O pai de S. Tomás tinha morrido no ano anterior. Mas a mãe
mantinha os mesmos projetos, e, vendo-os contrariados, resolveu
opor-se por todos os meios a que ele professasse; por isso, quando,
nesse mesmo ano, S. Tomás se dirigia para Bolonha, a caminho de
Paris, aonde o Mestre Geral da Ordem o mandava continuar os seus
estudos, foi assaltado pelos irmãos, que o levaram para o castelo de
S. Giovanni, e aí o aprisionaram à ordem da mãe. Não pouparam
nenhum esforço para dissuadirem S. Tomás do seu intento;
indo a ponto de o fecharem em companhia duma mulher, julgando
vencê-lo assim. Mas não conseguiram nada; segundo uma versão,
quando abriram a porta, encontraram S. Tomás a rezar,
sossegadíssimo; outra versão conta que S. Tomás, impacientado,
pegou na primeira coisa que tinha à mão, uma acha de lenha tirada da
lareira e ainda em brasa, e expulsou com ela mulher e irmãos. As
duas versões não são talvez incompatíveis.

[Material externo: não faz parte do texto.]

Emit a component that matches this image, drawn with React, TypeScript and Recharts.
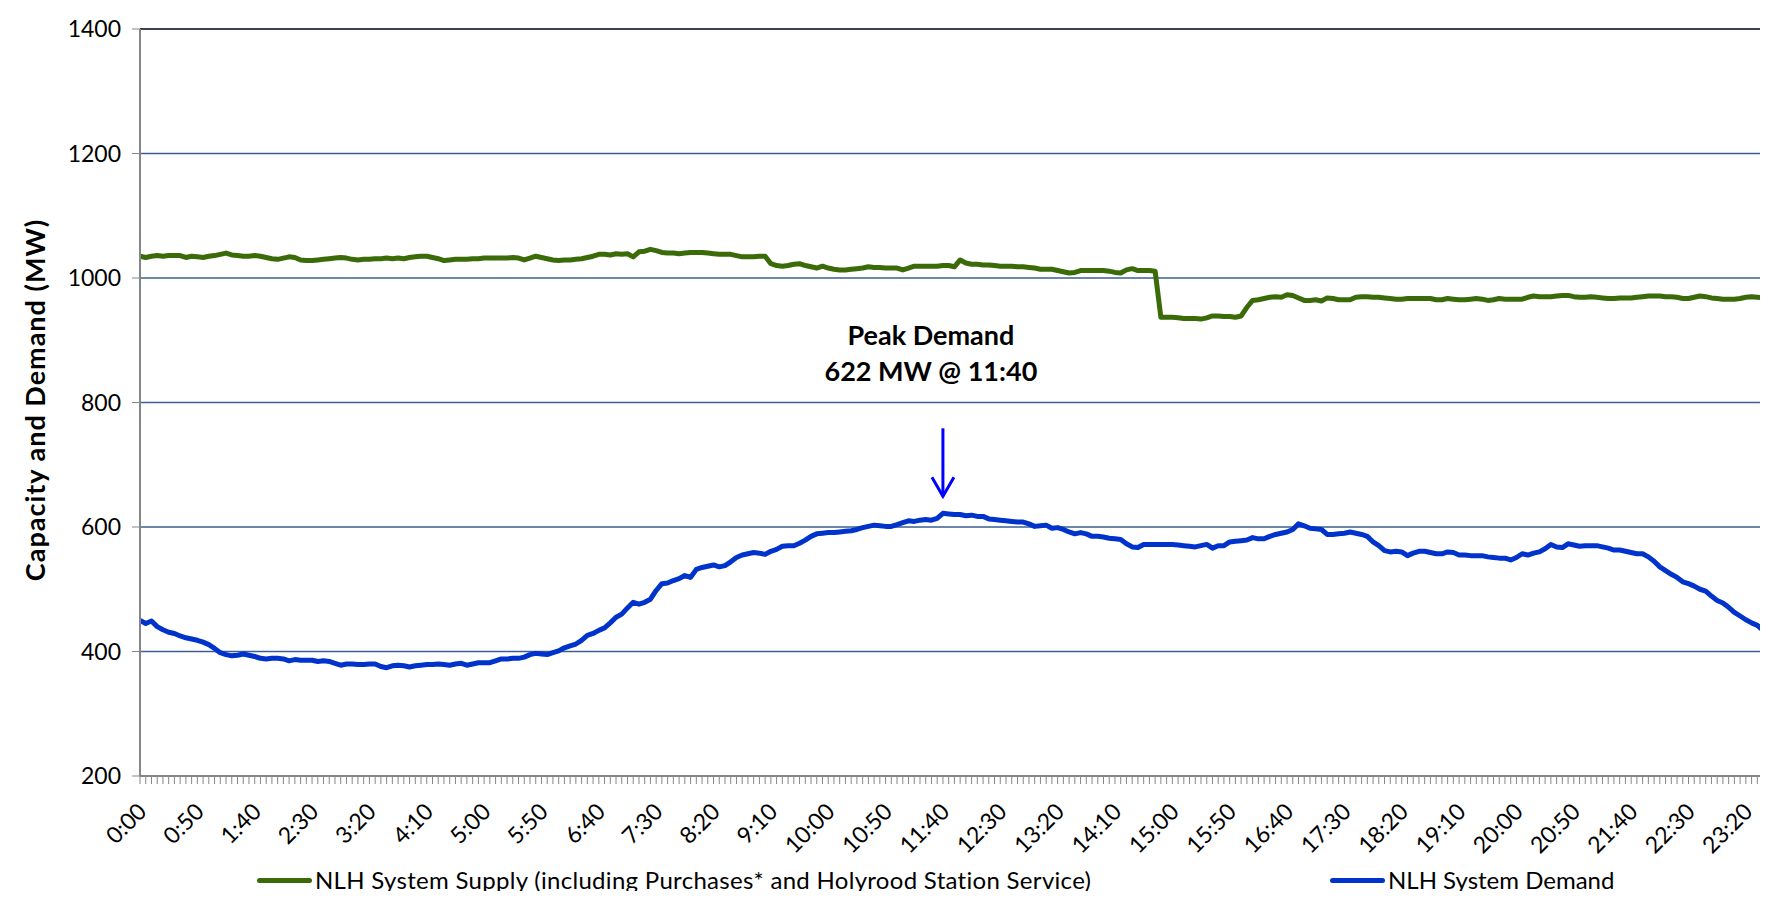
import { useEffect } from 'react';
import {
  CartesianGrid,
  Legend,
  Line,
  LineChart,
  ReferenceDot,
  ReferenceLine,
  XAxis,
  YAxis
} from 'recharts';

// 5-minute intervals over the day, 0:00 .. 23:55
const times: string[] = [];
for (let m = 0; m < 24 * 60; m += 5) {
  times.push(`${Math.floor(m / 60)}:${String(m % 60).padStart(2, '0')}`);
}

const supply = [
  1035, 1033, 1035, 1036, 1035, 1036, 1036, 1036, 1033, 1035,
  1034, 1033, 1035, 1036, 1038, 1040, 1037, 1036, 1035, 1035,
  1036, 1035, 1033, 1031, 1030, 1032, 1034, 1033, 1029, 1028,
  1028, 1029, 1030, 1031, 1032, 1033, 1032, 1030, 1029, 1030,
  1030, 1031, 1031, 1032, 1031, 1032, 1031, 1033, 1034,
  1035, 1035, 1033, 1031, 1028, 1029, 1030, 1030, 1030, 1031,
  1031, 1032, 1032, 1032, 1032, 1032, 1033, 1032, 1029, 1032,
  1035, 1033, 1031, 1029, 1028, 1029, 1029, 1030, 1031, 1033,
  1035, 1038, 1038, 1037, 1039, 1038, 1039, 1034, 1042, 1043,
  1046, 1044, 1041, 1040, 1040, 1039, 1040, 1041, 1041,
  1041, 1040, 1039, 1038, 1038, 1038, 1036, 1034, 1034, 1034,
  1035, 1035, 1023, 1020, 1019, 1020, 1022, 1023, 1020, 1018,
  1016, 1019, 1016, 1014, 1013, 1013, 1014, 1015, 1016, 1018,
  1017, 1017, 1016, 1016, 1016, 1013, 1016, 1019, 1019, 1019,
  1019, 1019, 1020, 1020, 1018, 1029, 1024, 1022, 1022,
  1021, 1021, 1020, 1019, 1019, 1019, 1018, 1018, 1017, 1016,
  1014, 1014, 1014, 1012, 1010, 1008, 1009, 1012, 1012, 1012,
  1012, 1012, 1011, 1009, 1008, 1013, 1015, 1012, 1012, 1012,
  1011, 937, 937, 937, 936, 935, 935, 935, 934, 936,
  939, 939, 938, 938, 937, 939, 953, 964, 965,
  967, 969, 970, 969, 973, 972, 968, 964, 964, 965,
  963, 968, 967, 965, 965, 965, 969, 970, 970, 969,
  969, 968, 967, 966, 966, 967, 967, 967, 967, 967,
  965, 965, 967, 966, 965, 965, 966, 967, 966, 964,
  965, 967, 966, 966, 966, 966, 969, 971, 970,
  970, 970, 971, 972, 972, 970, 969, 969, 970, 969,
  968, 967, 967, 968, 968, 968, 969, 970, 971, 971,
  971, 970, 970, 969, 967, 967, 969, 971, 970, 968,
  967, 966, 966, 966, 967, 969, 970, 969, 968, 968,
  967, 966, 965
];

const demand = [
  450, 445, 449, 440, 435, 431, 429, 425, 422, 420,
  418, 415, 411, 405, 398, 395, 393, 394, 396, 394,
  392, 389, 388, 389, 389, 388, 385, 387, 386, 386,
  386, 384, 385, 384, 381, 378, 380, 380, 379, 379,
  380, 380, 376, 374, 377, 378, 377, 375, 377,
  378, 379, 379, 380, 379, 378, 380, 381, 378, 380,
  382, 382, 382, 385, 388, 388, 389, 389, 391, 395,
  397, 396, 395, 398, 401, 406, 409, 412, 418, 426,
  429, 434, 438, 446, 455, 460, 470, 479, 476, 479,
  484, 498, 509, 510, 514, 517, 522, 519, 532,
  535, 537, 539, 536, 538, 544, 551, 555, 557, 559,
  558, 556, 561, 564, 569, 570, 570, 574, 579, 585,
  589, 590, 591, 591, 592, 593, 594, 596, 599, 601,
  603, 602, 601, 601, 604, 607, 610, 609, 611, 612,
  611, 614, 622, 621, 620, 620, 618, 619, 617,
  617, 613, 612, 611, 610, 609, 608, 608, 605, 601,
  602, 603, 598, 599, 596, 592, 589, 591, 589, 585,
  585, 584, 582, 581, 580, 573, 568, 567, 572, 572,
  572, 572, 572, 572, 571, 570, 569, 568, 570, 572,
  566, 570, 570, 576, 577, 578, 579, 583, 581,
  581, 585, 588, 590, 592, 596, 605, 602, 598, 597,
  596, 588, 588, 589, 590, 592, 590, 588, 585, 576,
  570, 562, 560, 561, 560, 554, 558, 561, 561, 559,
  557, 557, 560, 559, 555, 555, 554, 554, 554, 552,
  551, 550, 550, 547, 551, 557, 555, 558, 560,
  565, 572, 568, 567, 573, 571, 569, 570, 570, 570,
  568, 566, 563, 563, 561, 559, 557, 557, 552, 545,
  536, 530, 524, 519, 512, 509, 505, 500, 497, 489,
  482, 478, 471, 463, 457, 451, 446, 442, 434, 431,
  428, 425, 422
];

const yTicks = [200, 400, 600, 800, 1000, 1200, 1400];
const seriesNames = {
  supply: 'NLH System Supply (including Purchases* and Holyrood Station Service)',
  demand: 'NLH System Demand'
};
const peakTime = '11:40';
const peakValue = 622;

const data = times.map((t, i) => ({ time: t, supply: supply[i], demand: demand[i] }));

const FONT = 'Lato, "Open Sans", sans-serif';
const GREEN = '#3B6A08';
const BLUE = '#0033CC';

const XTick = (props: any) => {
  const { x, y, payload } = props;
  const idx = times.indexOf(payload.value);
  if (idx % 10 !== 0) return <g />;
  const tx = x + 8;
  const ty = y + 27;
  return (
    <text x={tx} y={ty} transform={`rotate(-45 ${tx} ${ty})`} textAnchor="end"
      fontFamily={FONT} fontSize={23} fill="#000">
      {payload.value}
    </text>
  );
};

const YTitle = () => (
  <text x={45} y={400} transform="rotate(-90 45 400)" textAnchor="middle"
    fontFamily={FONT} fontSize={27} fontWeight="bold" letterSpacing={1} fill="#000">
    Capacity and Demand (MW)
  </text>
);

const PeakMarker = (props: any) => {
  const { cx, cy } = props;
  if (cx == null || cy == null) return <g />;
  const tip = cy - 17;
  return (
    <g>
      <line x1={cx} y1={cy - 85} x2={cx} y2={tip} stroke="#0000FF" strokeWidth={3} />
      <polyline points={`${cx - 11},${tip - 19} ${cx},${tip} ${cx + 11},${tip - 19}`}
        fill="none" stroke="#0000FF" strokeWidth={3} />
      <text x={cx - 12} y={cy - 168} textAnchor="middle" fontFamily={FONT}
        fontSize={27} fontWeight="bold" fill="#000">Peak Demand</text>
      <text x={cx - 12} y={cy - 132} textAnchor="middle" fontFamily={FONT}
        fontSize={27} fontWeight="bold" fill="#000">{`${peakValue} MW @ ${peakTime}`}</text>
    </g>
  );
};

const legendLefts: Record<string, number> = { supply: 257, demand: 1330 };

const renderLegend = (props: any) => {
  const { payload = [] } = props;
  return (
    <div style={{ position: 'relative', width: 1768, height: 30, fontFamily: FONT, fontSize: 24, lineHeight: '30px' }}>
      {payload.map((entry: any) => (
        <div key={entry.dataKey} style={{
          position: 'absolute', left: legendLefts[entry.dataKey], top: 0, height: 30,
          display: 'flex', alignItems: 'center', whiteSpace: 'nowrap', color: '#000'
        }}>
          <span style={{ display: 'inline-block', width: 55, height: 5, borderRadius: 3, background: entry.color, marginRight: 3 }} />
          <span style={{ letterSpacing: entry.dataKey === 'supply' ? 0.3 : 0 }}>{entry.value}</span>
        </div>
      ))}
    </div>
  );
};

export default function App() {
  useEffect(() => {
    document.body.style.overflow = 'hidden';
  }, []);

  return (
    <div style={{ width: 1768, height: 899, margin: -8, overflow: 'hidden', position: 'relative', background: '#fff' }}>
      <LineChart width={1820} height={899} data={data}
        margin={{ top: 29, right: 34, left: 60, bottom: 63 }}>
        <CartesianGrid vertical={false} stroke="#3D5F8F" strokeWidth={1.5} />
        <ReferenceLine y={1400} stroke="#000" strokeWidth={1} />
        <XAxis dataKey="time" interval={0} height={60} tickSize={8}
          axisLine={{ stroke: '#868686', strokeWidth: 2 }}
          tickLine={{ stroke: '#868686', strokeWidth: 1 }}
          tick={<XTick />} />
        <YAxis domain={[200, 1400]} ticks={yTicks} width={80} tickSize={8} tickMargin={11}
          axisLine={{ stroke: '#868686', strokeWidth: 2 }}
          tickLine={{ stroke: '#868686', strokeWidth: 1 }}
          tick={{ fontFamily: FONT, fontSize: 23, fill: '#000' }}
          label={<YTitle />} />
        <Legend layout="horizontal" verticalAlign="middle" align="center"
          wrapperStyle={{ position: 'absolute', left: 0, top: 865, width: 1768, height: 30 }}
          content={renderLegend} />
        <Line type="linear" dataKey="supply" name={seriesNames.supply} stroke={GREEN}
          strokeWidth={5} dot={false} strokeLinejoin="round" isAnimationActive={false} />
        <Line type="linear" dataKey="demand" name={seriesNames.demand} stroke={BLUE}
          strokeWidth={5} dot={false} strokeLinejoin="round" isAnimationActive={false} />
        <ReferenceDot x={peakTime} y={peakValue} r={0} shape={<PeakMarker />} />
      </LineChart>
    </div>
  );
}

João Ameal,
baseando-se nos estudos de Mandonnet, reconstitui a cena mais ou
menos assim: S. Tomás, compreendendo que os irmãos o querem
fechar na sala grande do castelo com uma camponesa dos arredores, a
quem, com promessas e ameaças, convenceram a desempenhar tão triste
papel, e justamente indignado com o insulto, brande uma grande acha
parcialmente inflamada que tirou do fogão, e expulsa todos da sala.
Depois, com a ponta carbonizada da acha, traça uma grande cruz na
pedra da parede; e, caindo de joelhos, fica perdido em oração.
Seja como for, depois de o terem preso um ano, a mãe e os irmãos
acabaram por ceder, e S. Tomás pôde seguir a sua viagem para
Paris, onde, nesse mesmo ano, professou.